Task prompt: Start at the line where "Reproduce this chart with matplotlib." appears and end at the line where "ax = fig.add_axes([161" appears; repeat those lines exactly, both ends included, leaving pictures behind.

Records for processing:

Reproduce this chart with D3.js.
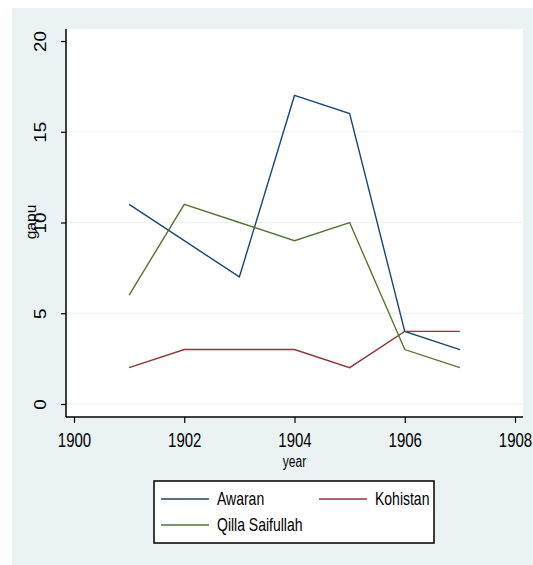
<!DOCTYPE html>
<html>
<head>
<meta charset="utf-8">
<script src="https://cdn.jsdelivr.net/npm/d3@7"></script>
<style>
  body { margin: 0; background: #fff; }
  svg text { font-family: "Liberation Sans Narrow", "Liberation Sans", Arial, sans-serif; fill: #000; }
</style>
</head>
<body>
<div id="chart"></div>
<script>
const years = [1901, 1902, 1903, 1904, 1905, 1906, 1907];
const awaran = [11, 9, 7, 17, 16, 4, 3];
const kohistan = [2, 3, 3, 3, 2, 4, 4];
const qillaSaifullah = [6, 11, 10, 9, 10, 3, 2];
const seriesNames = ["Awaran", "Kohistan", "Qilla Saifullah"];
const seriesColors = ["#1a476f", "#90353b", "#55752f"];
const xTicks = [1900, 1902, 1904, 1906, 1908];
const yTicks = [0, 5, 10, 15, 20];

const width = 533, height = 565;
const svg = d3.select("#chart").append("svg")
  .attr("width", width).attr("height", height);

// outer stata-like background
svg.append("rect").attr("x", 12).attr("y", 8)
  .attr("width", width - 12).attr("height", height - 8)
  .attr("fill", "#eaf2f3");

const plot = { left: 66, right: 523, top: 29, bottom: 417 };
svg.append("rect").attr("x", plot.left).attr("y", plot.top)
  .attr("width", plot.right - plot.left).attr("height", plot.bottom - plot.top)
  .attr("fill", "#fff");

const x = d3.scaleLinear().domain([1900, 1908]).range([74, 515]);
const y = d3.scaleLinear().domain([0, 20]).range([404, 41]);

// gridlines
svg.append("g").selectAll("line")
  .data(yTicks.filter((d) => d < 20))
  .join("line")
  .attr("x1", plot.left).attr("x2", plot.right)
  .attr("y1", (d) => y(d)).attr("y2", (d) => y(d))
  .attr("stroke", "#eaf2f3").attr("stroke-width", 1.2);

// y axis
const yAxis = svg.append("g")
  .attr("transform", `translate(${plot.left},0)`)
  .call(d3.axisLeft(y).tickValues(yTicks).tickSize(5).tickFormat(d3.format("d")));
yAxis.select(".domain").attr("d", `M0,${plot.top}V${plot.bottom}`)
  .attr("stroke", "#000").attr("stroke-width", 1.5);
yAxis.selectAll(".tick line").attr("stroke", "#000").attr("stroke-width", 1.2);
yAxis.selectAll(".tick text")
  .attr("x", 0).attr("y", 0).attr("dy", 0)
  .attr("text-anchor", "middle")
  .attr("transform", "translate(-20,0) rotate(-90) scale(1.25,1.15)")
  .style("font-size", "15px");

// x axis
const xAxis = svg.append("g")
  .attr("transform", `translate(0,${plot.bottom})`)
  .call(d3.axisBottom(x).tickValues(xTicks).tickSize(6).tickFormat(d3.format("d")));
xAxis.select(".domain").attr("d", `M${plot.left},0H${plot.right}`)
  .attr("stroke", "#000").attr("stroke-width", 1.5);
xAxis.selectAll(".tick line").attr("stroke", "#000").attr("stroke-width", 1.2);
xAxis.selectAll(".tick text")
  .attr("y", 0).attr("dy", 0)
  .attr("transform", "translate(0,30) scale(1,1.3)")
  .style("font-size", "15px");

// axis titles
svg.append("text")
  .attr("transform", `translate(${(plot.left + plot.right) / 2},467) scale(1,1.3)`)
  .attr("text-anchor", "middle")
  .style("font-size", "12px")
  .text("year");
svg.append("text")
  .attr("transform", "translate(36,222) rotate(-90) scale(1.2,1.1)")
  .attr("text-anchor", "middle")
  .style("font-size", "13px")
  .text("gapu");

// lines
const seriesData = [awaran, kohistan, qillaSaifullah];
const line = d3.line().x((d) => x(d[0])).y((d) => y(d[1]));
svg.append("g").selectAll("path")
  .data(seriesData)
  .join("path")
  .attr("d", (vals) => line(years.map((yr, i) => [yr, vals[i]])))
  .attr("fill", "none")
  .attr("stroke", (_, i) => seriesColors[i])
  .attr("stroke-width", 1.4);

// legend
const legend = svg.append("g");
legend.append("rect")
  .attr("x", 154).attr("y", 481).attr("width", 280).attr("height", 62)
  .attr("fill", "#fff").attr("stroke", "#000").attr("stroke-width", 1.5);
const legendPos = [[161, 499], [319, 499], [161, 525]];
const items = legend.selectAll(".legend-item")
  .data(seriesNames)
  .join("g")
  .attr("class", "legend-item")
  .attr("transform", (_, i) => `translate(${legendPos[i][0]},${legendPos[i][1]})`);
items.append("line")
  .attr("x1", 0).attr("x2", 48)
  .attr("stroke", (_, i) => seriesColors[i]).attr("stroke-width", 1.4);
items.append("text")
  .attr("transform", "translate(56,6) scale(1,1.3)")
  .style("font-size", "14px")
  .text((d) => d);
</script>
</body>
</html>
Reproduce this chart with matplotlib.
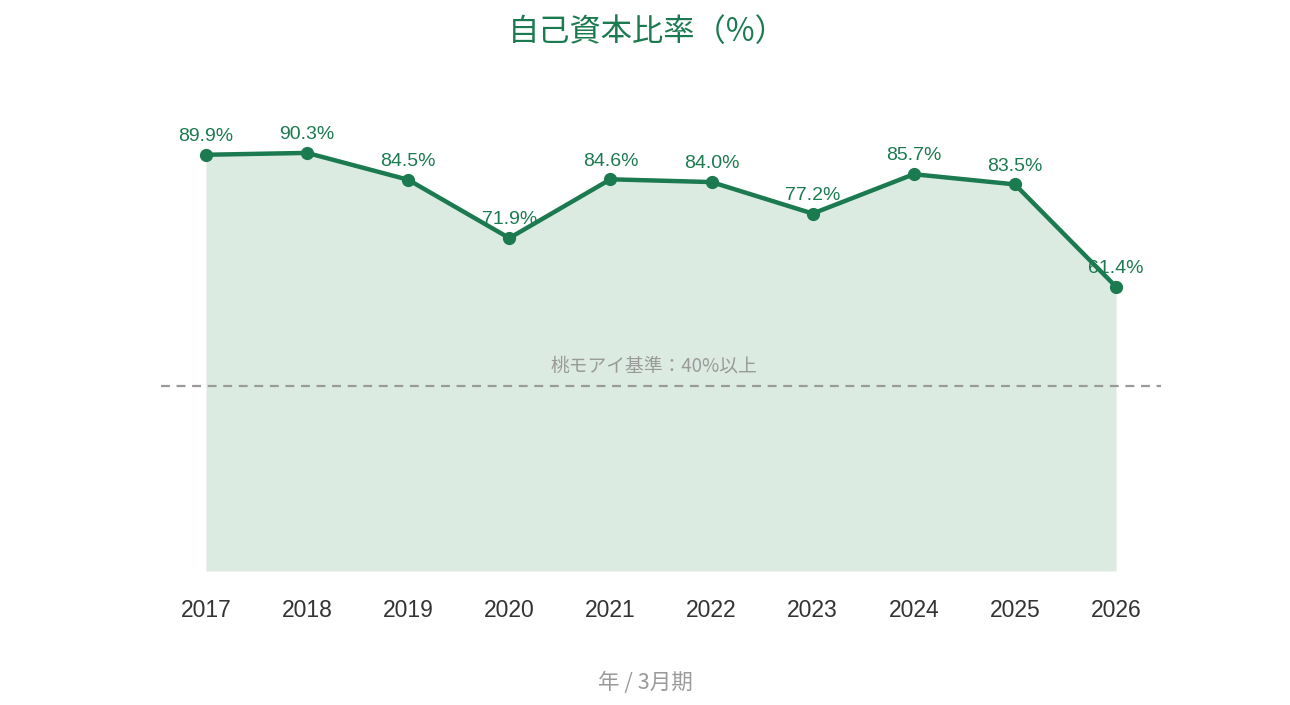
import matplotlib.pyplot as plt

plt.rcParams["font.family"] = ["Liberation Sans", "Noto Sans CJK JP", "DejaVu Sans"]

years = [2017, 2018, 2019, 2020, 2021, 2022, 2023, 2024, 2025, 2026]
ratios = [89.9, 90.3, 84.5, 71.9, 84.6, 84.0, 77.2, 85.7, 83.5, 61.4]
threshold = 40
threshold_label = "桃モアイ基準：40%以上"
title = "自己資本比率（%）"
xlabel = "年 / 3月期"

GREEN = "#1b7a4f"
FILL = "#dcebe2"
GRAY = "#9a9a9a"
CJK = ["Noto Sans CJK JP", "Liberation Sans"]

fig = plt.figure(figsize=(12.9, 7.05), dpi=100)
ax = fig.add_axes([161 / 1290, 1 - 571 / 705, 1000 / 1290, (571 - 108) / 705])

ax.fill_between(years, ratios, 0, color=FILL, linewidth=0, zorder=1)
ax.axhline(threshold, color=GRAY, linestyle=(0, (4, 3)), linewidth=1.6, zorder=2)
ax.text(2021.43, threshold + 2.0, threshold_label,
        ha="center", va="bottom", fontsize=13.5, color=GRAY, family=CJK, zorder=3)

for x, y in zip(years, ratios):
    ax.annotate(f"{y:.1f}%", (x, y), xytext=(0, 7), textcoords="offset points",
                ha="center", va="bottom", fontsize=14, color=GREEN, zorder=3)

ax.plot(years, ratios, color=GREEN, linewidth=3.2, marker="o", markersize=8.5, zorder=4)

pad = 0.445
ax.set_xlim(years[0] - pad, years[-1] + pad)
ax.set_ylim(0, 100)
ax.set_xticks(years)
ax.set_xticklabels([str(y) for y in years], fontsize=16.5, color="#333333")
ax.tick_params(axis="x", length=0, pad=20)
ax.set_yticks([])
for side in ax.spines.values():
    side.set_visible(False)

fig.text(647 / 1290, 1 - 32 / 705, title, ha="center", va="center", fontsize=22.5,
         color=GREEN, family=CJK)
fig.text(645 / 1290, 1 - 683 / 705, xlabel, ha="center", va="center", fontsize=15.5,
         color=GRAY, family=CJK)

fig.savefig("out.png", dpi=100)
* * *
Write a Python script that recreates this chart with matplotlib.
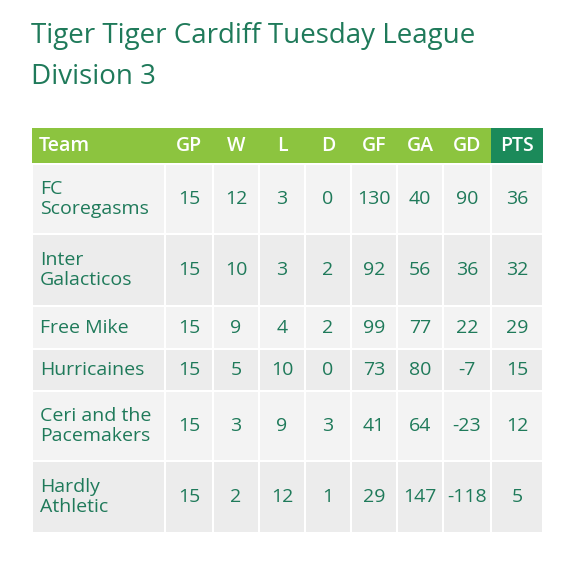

Result of this exercise:
Reproduce this chart with matplotlib.
import matplotlib.pyplot as plt

plt.rcParams["font.family"] = ["Liberation Sans", "Noto Sans CJK JP", "DejaVu Sans"]

years = [2017, 2018, 2019, 2020, 2021, 2022, 2023, 2024, 2025, 2026]
ratios = [89.9, 90.3, 84.5, 71.9, 84.6, 84.0, 77.2, 85.7, 83.5, 61.4]
threshold = 40
threshold_label = "桃モアイ基準：40%以上"
title = "自己資本比率（%）"
xlabel = "年 / 3月期"

GREEN = "#1b7a4f"
FILL = "#dcebe2"
GRAY = "#9a9a9a"
CJK = ["Noto Sans CJK JP", "Liberation Sans"]

fig = plt.figure(figsize=(12.9, 7.05), dpi=100)
ax = fig.add_axes([161 / 1290, 1 - 571 / 705, 1000 / 1290, (571 - 108) / 705])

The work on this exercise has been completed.